The GOP repeal effort would have eliminated the employer mandate.
Individual market
Obamacare has had the largest impact on the individual market, which was largely unregulated prior to the health reform law.
It requires insurers to cover people with pre-existing conditions and banned them from charging the sick more. The law ended the practice of insurers imposing annual or lifetime caps on benefits, and it also placed limits on annual out-of-pocket spending. It mandates that insurers provide more comprehensive benefits, including medication, maternity and mental health. It prevents insurers from charging women more and restricts premiums for older folks to no more than three times those of young adults.
Obamacare set up health insurance exchanges to allow Americans to shop for individual policies and created federal subsidies so low- and moderate-income enrollees could buy policies for less than 10% of their income. Another set of subsidies limit the deductibles and co-payments for lower-income policyholders.
Some 12.2 million people signed up for coverage through the Obamacare exchanges for 2017.
About 7 million Americans purchase individual policies outside of the Obamacare exchanges. They cannot apply for subsidies, but receive all of the other benefits.
Not everyone, however, has been happy with the changes Obamacare has brought to the insurance market. Some people are upset that they can no longer buy bare-bones policies, which come with high deductibles and few benefits, but low premiums. And many middle class Americans, particularly those who don’t qualify for subsidies, say Obamacare premiums and deductibles are unaffordable.
The House legislation would have made many changes to the individual market. It would have eliminated the individual mandate, allowed insurers to charge older workers more and provide tax credits to help people pay premiums based mainly on age. The bill also would have dropped the requirement that insurers provide comprehensive coverage.
Medicaid
Before Obamacare, most Medicaid enrollees were low-income children, pregnant women, parents, the disabled and the elderly.
The health reform law opened up the program to low-income adults with incomes of up to 138% of the poverty line — $16,400 for a single person — in states that opted to expand their Medicaid programs. So far, 31 states, plus the District of Columbia, have done so. Some 11 million Americans have gained coverage under this provision.
Under the program, the federal government paid 100% of the costs of the expansion population for the first three years and is slowly lowering the reimbursement rate to 90%.

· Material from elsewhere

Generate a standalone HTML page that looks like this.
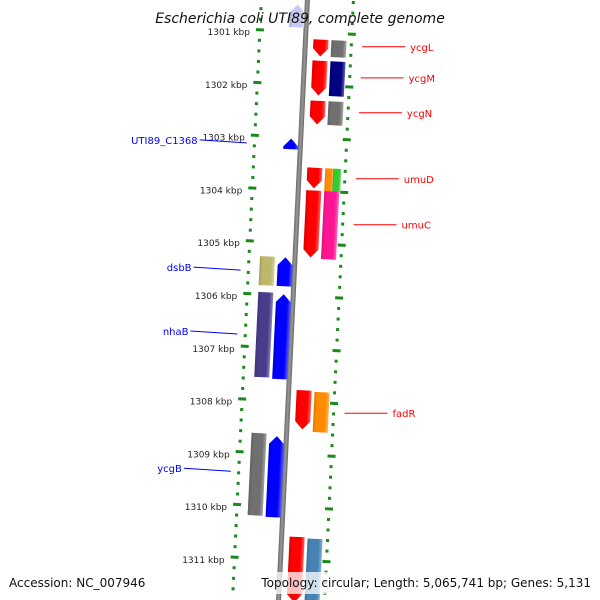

House Republicans were looking to make big changes to Medicaid. The bill would have not only ended the enhanced funding for Medicaid expansion, but would have curtailed federal support for the entire program.
Uninsured
Obamacare required that all Americans obtain insurance or pay a penalty, which this year hit $695 per adult or 2.5% of household income, whichever is greater.
That mandate remains but the Trump administration is weakening it.
The IRS last month quietly reversed a decision to reject tax returns that fail to indicate whether filers had health insurance, received an exemption or paid the penalty. While this has always been key to enforcing the individual mandate, the IRS had been processing returns without this information under the Obama administration.
The IRS attributed the reversal to Trump’s executive order that directed agencies to reduce the potential financial burden on Americans.
A version of this story originally ran on January 2, 2017.